If legends are simply narratives, than the best narrator will create the best legends. And by far, the best narrator I know of is the motion picture. The story-telling ability of film far exceeds any other medium. There is power, immediacy, drive, characters that, on the screen, are literally larger than life. Of course, films can be non-narrative, but when a film sets out to tell a story, and does so successfully, it can’t be beat. At least once upon a time films were limited by constraints of feasibility, but CGI has eliminated almost every conceivable barrier to our suspension of disbelief. Anything is possible in the movies. If it’s done well, we’ll buy it. Hollywood has had a lot of nicknames over the years; the Dream Factory is certainly not a bad one, from our perspective.

As we’ve said, the movies set about making westerns virtually from Day One of Hollywood. Which means that, from Day One, Hollywood was in the legend-making business. Movies had the ability to tell the stories, and as they told the stories, they had the history of the stories already told, and the polishing of the chestnuts, the retellings becoming ever more legendary and ever less historical. By the 50s, the idea of making a serious historical picture would be quite a novelty, as compared to the teens, when making a serious historical picture would exactly be the goal. Hollywood knew what it was doing. And The Man Who Shot Liberty Valence is the perfect expression of it. By the early 60s, there was simply little question that most movies were about something other than the reality of the Old West. “This is the west, sir. When the legend becomes fact, print the legend.” The particular legend being printed is about the pacific James Stewart character, a lawyer, bringing justice to the West by standing up to the bad guy Liberty Valence character, and, of course, shooting him. An act of incredible courage, a fulcrum moment in the switch of the West from Wild to Tame. As a result of the event, Stewart becomes a hero. And eventually a senator, all because of that event. Except, of course, it’s not true. It’s a false narrative. But the false narrative is better than the true narrative. We’re making a movie here. Print the legend.

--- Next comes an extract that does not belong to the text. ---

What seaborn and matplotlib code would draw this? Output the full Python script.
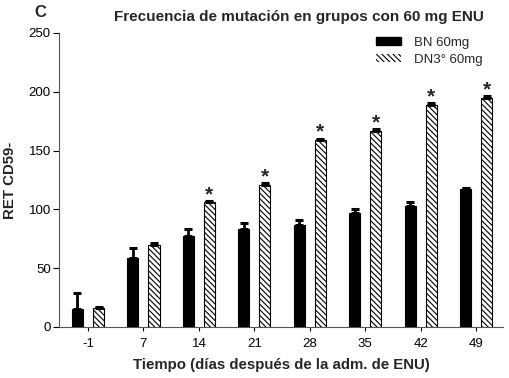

In the end, we move from fact, which is non-narrative, to history, which is an attempt to organize facts in order to make some sense out of them (and which is, perhaps intrinsically, dishonest in its selection of which facts to organize), to legend, which is an attempt to organize the best narratives (at which point honesty is no longer relevant). Underlying it all might be myth, which can be considered one way to do the organization, that is, we select the narratives based on their metanarrative relevance.

So false narratives can serve a purpose, either personally or culturally. And since often the falsity of the narrative is not even a conscious aspect of the narrative, the morality of honesty versus dishonesty is theoretically irrelevant. All that’s left, in the end, is the narrative itself, and the narrative will be judged on its strengths as a narrative, not on its strengths as a vehicle for iteration of facts. And one of its strengths as a narrative will easily be how well it touches on any underlying inviolable truths.

When the fact becomes the legend, print the legend.